-- Begin --
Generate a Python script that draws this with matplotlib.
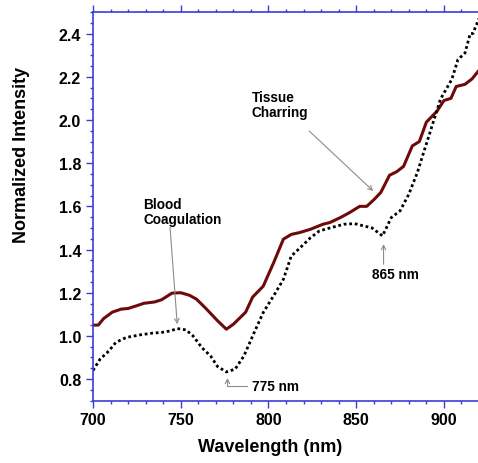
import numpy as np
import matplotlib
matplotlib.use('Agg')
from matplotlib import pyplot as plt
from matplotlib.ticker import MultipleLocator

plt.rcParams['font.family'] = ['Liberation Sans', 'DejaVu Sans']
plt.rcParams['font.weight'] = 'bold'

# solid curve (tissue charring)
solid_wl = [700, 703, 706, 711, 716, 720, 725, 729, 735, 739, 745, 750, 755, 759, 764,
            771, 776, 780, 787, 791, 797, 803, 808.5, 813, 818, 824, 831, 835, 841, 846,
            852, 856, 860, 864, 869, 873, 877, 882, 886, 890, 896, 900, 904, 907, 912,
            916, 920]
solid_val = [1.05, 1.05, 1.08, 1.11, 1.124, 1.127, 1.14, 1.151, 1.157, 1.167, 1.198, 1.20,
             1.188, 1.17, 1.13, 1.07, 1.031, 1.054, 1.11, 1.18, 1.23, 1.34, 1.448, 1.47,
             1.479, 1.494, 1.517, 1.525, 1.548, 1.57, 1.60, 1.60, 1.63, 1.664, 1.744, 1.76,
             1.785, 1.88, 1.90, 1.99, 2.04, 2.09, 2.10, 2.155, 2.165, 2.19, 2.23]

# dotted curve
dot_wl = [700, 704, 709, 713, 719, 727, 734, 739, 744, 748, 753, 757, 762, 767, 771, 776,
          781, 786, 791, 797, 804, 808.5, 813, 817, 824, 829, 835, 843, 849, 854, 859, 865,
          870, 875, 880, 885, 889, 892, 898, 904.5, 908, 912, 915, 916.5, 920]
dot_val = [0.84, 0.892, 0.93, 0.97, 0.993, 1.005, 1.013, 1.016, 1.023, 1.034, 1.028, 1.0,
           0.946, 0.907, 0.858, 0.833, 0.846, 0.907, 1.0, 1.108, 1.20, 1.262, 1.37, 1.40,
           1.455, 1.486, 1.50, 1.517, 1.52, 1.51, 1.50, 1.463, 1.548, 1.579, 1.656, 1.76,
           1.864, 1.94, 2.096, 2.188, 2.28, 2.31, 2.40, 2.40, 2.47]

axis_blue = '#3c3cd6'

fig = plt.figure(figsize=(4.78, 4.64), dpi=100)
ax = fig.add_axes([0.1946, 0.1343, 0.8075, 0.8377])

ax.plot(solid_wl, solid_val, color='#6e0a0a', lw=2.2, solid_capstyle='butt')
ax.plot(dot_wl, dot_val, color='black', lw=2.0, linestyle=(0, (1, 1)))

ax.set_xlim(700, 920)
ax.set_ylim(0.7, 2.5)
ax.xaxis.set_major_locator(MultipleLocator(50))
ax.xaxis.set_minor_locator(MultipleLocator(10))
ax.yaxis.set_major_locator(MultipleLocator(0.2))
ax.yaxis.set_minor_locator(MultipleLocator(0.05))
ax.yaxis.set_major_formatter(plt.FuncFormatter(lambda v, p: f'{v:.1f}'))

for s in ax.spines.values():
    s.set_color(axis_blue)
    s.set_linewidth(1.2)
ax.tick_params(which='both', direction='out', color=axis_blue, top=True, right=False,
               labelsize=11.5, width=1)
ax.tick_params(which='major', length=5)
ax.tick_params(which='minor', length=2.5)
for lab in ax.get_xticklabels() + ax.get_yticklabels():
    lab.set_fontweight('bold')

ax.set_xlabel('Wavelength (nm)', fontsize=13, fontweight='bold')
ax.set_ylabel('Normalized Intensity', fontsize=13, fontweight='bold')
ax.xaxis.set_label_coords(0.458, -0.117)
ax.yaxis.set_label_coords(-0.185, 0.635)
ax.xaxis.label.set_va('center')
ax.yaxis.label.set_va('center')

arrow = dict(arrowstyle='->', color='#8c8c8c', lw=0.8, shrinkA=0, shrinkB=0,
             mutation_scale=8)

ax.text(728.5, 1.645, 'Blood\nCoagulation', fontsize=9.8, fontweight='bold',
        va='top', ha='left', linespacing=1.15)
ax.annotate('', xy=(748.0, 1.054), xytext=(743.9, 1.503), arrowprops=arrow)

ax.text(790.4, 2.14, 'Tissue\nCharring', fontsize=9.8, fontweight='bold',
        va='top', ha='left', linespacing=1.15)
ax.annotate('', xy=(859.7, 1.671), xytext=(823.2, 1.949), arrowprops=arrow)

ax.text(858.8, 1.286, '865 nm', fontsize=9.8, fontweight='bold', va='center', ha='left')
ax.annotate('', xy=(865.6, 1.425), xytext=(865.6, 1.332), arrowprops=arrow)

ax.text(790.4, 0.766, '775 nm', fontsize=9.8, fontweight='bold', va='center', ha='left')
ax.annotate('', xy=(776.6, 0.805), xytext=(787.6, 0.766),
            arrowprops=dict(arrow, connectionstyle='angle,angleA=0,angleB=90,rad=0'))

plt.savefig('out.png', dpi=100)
-- End --
» **Written problem**:
Return only the lines running from the top of the data to the line that holds "2.165, 2.19, 2.23]". Include both of those lines, but skip the pictures.

» **Response for this exercise**:
Generate a Python script that draws this with matplotlib.
import numpy as np
import matplotlib
matplotlib.use('Agg')
from matplotlib import pyplot as plt
from matplotlib.ticker import MultipleLocator

plt.rcParams['font.family'] = ['Liberation Sans', 'DejaVu Sans']
plt.rcParams['font.weight'] = 'bold'

# solid curve (tissue charring)
solid_wl = [700, 703, 706, 711, 716, 720, 725, 729, 735, 739, 745, 750, 755, 759, 764,
            771, 776, 780, 787, 791, 797, 803, 808.5, 813, 818, 824, 831, 835, 841, 846,
            852, 856, 860, 864, 869, 873, 877, 882, 886, 890, 896, 900, 904, 907, 912,
            916, 920]
solid_val = [1.05, 1.05, 1.08, 1.11, 1.124, 1.127, 1.14, 1.151, 1.157, 1.167, 1.198, 1.20,
             1.188, 1.17, 1.13, 1.07, 1.031, 1.054, 1.11, 1.18, 1.23, 1.34, 1.448, 1.47,
             1.479, 1.494, 1.517, 1.525, 1.548, 1.57, 1.60, 1.60, 1.63, 1.664, 1.744, 1.76,
             1.785, 1.88, 1.90, 1.99, 2.04, 2.09, 2.10, 2.155, 2.165, 2.19, 2.23]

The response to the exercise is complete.